Problem description: Retype all of the data. Every line must match exactly.

=== Provided data ===

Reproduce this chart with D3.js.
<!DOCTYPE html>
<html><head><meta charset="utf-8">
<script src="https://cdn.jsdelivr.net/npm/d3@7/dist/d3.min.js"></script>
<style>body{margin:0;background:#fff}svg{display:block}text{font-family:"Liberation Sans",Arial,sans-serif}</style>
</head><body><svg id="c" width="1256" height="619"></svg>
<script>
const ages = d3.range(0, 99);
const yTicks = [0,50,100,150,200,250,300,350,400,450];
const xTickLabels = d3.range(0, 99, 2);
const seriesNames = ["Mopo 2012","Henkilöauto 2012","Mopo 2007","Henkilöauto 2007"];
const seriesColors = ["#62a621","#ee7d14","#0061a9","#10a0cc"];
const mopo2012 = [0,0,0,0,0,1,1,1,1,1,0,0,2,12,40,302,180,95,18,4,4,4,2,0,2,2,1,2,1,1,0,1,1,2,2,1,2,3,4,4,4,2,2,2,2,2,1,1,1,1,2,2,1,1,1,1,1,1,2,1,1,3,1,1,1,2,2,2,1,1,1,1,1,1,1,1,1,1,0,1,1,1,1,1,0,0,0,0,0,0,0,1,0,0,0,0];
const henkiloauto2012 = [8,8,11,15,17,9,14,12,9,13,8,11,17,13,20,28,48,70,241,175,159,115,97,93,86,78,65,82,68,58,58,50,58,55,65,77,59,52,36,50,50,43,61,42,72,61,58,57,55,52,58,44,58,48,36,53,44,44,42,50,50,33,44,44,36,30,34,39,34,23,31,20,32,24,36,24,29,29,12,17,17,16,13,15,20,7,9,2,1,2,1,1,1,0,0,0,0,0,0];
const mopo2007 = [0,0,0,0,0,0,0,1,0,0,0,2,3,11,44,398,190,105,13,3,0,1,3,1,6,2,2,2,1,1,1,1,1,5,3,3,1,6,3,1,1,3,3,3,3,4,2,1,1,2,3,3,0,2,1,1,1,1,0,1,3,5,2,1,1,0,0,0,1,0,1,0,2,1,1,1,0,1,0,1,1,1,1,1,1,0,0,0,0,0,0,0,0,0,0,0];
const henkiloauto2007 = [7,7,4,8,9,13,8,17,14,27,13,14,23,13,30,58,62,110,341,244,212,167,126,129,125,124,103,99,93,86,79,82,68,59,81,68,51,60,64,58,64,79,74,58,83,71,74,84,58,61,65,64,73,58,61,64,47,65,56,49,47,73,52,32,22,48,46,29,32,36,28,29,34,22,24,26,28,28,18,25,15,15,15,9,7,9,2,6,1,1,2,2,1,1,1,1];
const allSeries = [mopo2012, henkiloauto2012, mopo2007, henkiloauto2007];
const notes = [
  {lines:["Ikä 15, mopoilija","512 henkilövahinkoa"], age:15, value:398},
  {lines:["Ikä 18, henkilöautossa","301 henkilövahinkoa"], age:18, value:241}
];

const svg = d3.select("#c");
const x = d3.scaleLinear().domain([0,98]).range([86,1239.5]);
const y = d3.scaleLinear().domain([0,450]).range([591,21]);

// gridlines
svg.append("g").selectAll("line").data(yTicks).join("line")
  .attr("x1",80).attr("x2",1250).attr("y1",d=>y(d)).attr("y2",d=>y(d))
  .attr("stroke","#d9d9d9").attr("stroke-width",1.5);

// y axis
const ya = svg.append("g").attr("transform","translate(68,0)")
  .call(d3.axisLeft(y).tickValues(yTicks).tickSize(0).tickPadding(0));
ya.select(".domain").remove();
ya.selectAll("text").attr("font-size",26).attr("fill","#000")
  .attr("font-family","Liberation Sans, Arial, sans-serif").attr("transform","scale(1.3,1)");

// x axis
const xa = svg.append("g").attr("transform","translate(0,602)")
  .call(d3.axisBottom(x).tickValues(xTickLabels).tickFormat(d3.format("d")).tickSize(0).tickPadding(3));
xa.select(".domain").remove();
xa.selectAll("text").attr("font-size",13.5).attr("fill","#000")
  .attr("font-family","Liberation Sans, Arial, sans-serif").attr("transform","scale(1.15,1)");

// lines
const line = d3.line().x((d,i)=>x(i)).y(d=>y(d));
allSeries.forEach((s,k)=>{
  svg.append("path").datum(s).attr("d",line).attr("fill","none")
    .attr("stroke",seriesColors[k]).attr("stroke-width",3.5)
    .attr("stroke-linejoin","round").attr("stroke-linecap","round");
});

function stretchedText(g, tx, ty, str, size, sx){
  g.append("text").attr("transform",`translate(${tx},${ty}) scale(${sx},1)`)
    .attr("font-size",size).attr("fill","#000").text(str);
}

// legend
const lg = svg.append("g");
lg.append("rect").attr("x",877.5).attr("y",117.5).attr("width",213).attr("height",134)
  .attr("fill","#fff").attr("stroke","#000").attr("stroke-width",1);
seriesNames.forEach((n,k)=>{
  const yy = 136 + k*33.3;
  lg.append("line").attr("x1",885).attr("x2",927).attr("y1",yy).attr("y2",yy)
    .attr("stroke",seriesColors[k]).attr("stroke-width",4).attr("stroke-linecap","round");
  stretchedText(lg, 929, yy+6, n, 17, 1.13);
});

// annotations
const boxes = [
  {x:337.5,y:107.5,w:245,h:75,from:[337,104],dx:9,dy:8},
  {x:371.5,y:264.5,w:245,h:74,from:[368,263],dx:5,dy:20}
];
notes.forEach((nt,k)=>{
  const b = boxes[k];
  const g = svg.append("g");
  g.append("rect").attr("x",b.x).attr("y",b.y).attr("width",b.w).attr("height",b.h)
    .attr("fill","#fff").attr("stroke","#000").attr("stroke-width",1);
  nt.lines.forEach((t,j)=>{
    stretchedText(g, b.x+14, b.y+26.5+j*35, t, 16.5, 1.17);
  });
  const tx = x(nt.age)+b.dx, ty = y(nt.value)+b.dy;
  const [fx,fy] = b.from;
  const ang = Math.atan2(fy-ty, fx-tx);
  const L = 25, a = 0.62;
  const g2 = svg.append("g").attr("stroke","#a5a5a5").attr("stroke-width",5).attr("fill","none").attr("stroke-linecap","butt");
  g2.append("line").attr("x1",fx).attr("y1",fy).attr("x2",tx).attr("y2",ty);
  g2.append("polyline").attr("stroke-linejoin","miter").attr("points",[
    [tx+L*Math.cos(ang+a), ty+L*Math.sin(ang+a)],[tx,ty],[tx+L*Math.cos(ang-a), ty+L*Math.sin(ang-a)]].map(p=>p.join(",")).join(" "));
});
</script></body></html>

===

Correct response:
Reproduce this chart with D3.js.
<!DOCTYPE html>
<html><head><meta charset="utf-8">
<script src="https://cdn.jsdelivr.net/npm/d3@7/dist/d3.min.js"></script>
<style>body{margin:0;background:#fff}svg{display:block}text{font-family:"Liberation Sans",Arial,sans-serif}</style>
</head><body><svg id="c" width="1256" height="619"></svg>
<script>
const ages = d3.range(0, 99);
const yTicks = [0,50,100,150,200,250,300,350,400,450];
const xTickLabels = d3.range(0, 99, 2);
const seriesNames = ["Mopo 2012","Henkilöauto 2012","Mopo 2007","Henkilöauto 2007"];
const seriesColors = ["#62a621","#ee7d14","#0061a9","#10a0cc"];
const mopo2012 = [0,0,0,0,0,1,1,1,1,1,0,0,2,12,40,302,180,95,18,4,4,4,2,0,2,2,1,2,1,1,0,1,1,2,2,1,2,3,4,4,4,2,2,2,2,2,1,1,1,1,2,2,1,1,1,1,1,1,2,1,1,3,1,1,1,2,2,2,1,1,1,1,1,1,1,1,1,1,0,1,1,1,1,1,0,0,0,0,0,0,0,1,0,0,0,0];
const henkiloauto2012 = [8,8,11,15,17,9,14,12,9,13,8,11,17,13,20,28,48,70,241,175,159,115,97,93,86,78,65,82,68,58,58,50,58,55,65,77,59,52,36,50,50,43,61,42,72,61,58,57,55,52,58,44,58,48,36,53,44,44,42,50,50,33,44,44,36,30,34,39,34,23,31,20,32,24,36,24,29,29,12,17,17,16,13,15,20,7,9,2,1,2,1,1,1,0,0,0,0,0,0];
const mopo2007 = [0,0,0,0,0,0,0,1,0,0,0,2,3,11,44,398,190,105,13,3,0,1,3,1,6,2,2,2,1,1,1,1,1,5,3,3,1,6,3,1,1,3,3,3,3,4,2,1,1,2,3,3,0,2,1,1,1,1,0,1,3,5,2,1,1,0,0,0,1,0,1,0,2,1,1,1,0,1,0,1,1,1,1,1,1,0,0,0,0,0,0,0,0,0,0,0];
const henkiloauto2007 = [7,7,4,8,9,13,8,17,14,27,13,14,23,13,30,58,62,110,341,244,212,167,126,129,125,124,103,99,93,86,79,82,68,59,81,68,51,60,64,58,64,79,74,58,83,71,74,84,58,61,65,64,73,58,61,64,47,65,56,49,47,73,52,32,22,48,46,29,32,36,28,29,34,22,24,26,28,28,18,25,15,15,15,9,7,9,2,6,1,1,2,2,1,1,1,1];
const allSeries = [mopo2012, henkiloauto2012, mopo2007, henkiloauto2007];
const notes = [
  {lines:["Ikä 15, mopoilija","512 henkilövahinkoa"], age:15, value:398},
  {lines:["Ikä 18, henkilöautossa","301 henkilövahinkoa"], age:18, value:241}
];

const svg = d3.select("#c");
const x = d3.scaleLinear().domain([0,98]).range([86,1239.5]);
const y = d3.scaleLinear().domain([0,450]).range([591,21]);

// gridlines
svg.append("g").selectAll("line").data(yTicks).join("line")
  .attr("x1",80).attr("x2",1250).attr("y1",d=>y(d)).attr("y2",d=>y(d))
  .attr("stroke","#d9d9d9").attr("stroke-width",1.5);

// y axis
const ya = svg.append("g").attr("transform","translate(68,0)")
  .call(d3.axisLeft(y).tickValues(yTicks).tickSize(0).tickPadding(0));
ya.select(".domain").remove();
ya.selectAll("text").attr("font-size",26).attr("fill","#000")
  .attr("font-family","Liberation Sans, Arial, sans-serif").attr("transform","scale(1.3,1)");

// x axis
const xa = svg.append("g").attr("transform","translate(0,602)")
  .call(d3.axisBottom(x).tickValues(xTickLabels).tickFormat(d3.format("d")).tickSize(0).tickPadding(3));
xa.select(".domain").remove();
xa.selectAll("text").attr("font-size",13.5).attr("fill","#000")
  .attr("font-family","Liberation Sans, Arial, sans-serif").attr("transform","scale(1.15,1)");

// lines
const line = d3.line().x((d,i)=>x(i)).y(d=>y(d));
allSeries.forEach((s,k)=>{
  svg.append("path").datum(s).attr("d",line).attr("fill","none")
    .attr("stroke",seriesColors[k]).attr("stroke-width",3.5)
    .attr("stroke-linejoin","round").attr("stroke-linecap","round");
});

function stretchedText(g, tx, ty, str, size, sx){
  g.append("text").attr("transform",`translate(${tx},${ty}) scale(${sx},1)`)
    .attr("font-size",size).attr("fill","#000").text(str);
}

// legend
const lg = svg.append("g");
lg.append("rect").attr("x",877.5).attr("y",117.5).attr("width",213).attr("height",134)
  .attr("fill","#fff").attr("stroke","#000").attr("stroke-width",1);
seriesNames.forEach((n,k)=>{
  const yy = 136 + k*33.3;
  lg.append("line").attr("x1",885).attr("x2",927).attr("y1",yy).attr("y2",yy)
    .attr("stroke",seriesColors[k]).attr("stroke-width",4).attr("stroke-linecap","round");
  stretchedText(lg, 929, yy+6, n, 17, 1.13);
});

// annotations
const boxes = [
  {x:337.5,y:107.5,w:245,h:75,from:[337,104],dx:9,dy:8},
  {x:371.5,y:264.5,w:245,h:74,from:[368,263],dx:5,dy:20}
];
notes.forEach((nt,k)=>{
  const b = boxes[k];
  const g = svg.append("g");
  g.append("rect").attr("x",b.x).attr("y",b.y).attr("width",b.w).attr("height",b.h)
    .attr("fill","#fff").attr("stroke","#000").attr("stroke-width",1);
  nt.lines.forEach((t,j)=>{
    stretchedText(g, b.x+14, b.y+26.5+j*35, t, 16.5, 1.17);
  });
  const tx = x(nt.age)+b.dx, ty = y(nt.value)+b.dy;
  const [fx,fy] = b.from;
  const ang = Math.atan2(fy-ty, fx-tx);
  const L = 25, a = 0.62;
  const g2 = svg.append("g").attr("stroke","#a5a5a5").attr("stroke-width",5).attr("fill","none").attr("stroke-linecap","butt");
  g2.append("line").attr("x1",fx).attr("y1",fy).attr("x2",tx).attr("y2",ty);
  g2.append("polyline").attr("stroke-linejoin","miter").attr("points",[
    [tx+L*Math.cos(ang+a), ty+L*Math.sin(ang+a)],[tx,ty],[tx+L*Math.cos(ang-a), ty+L*Math.sin(ang-a)]].map(p=>p.join(",")).join(" "));
});
</script></body></html>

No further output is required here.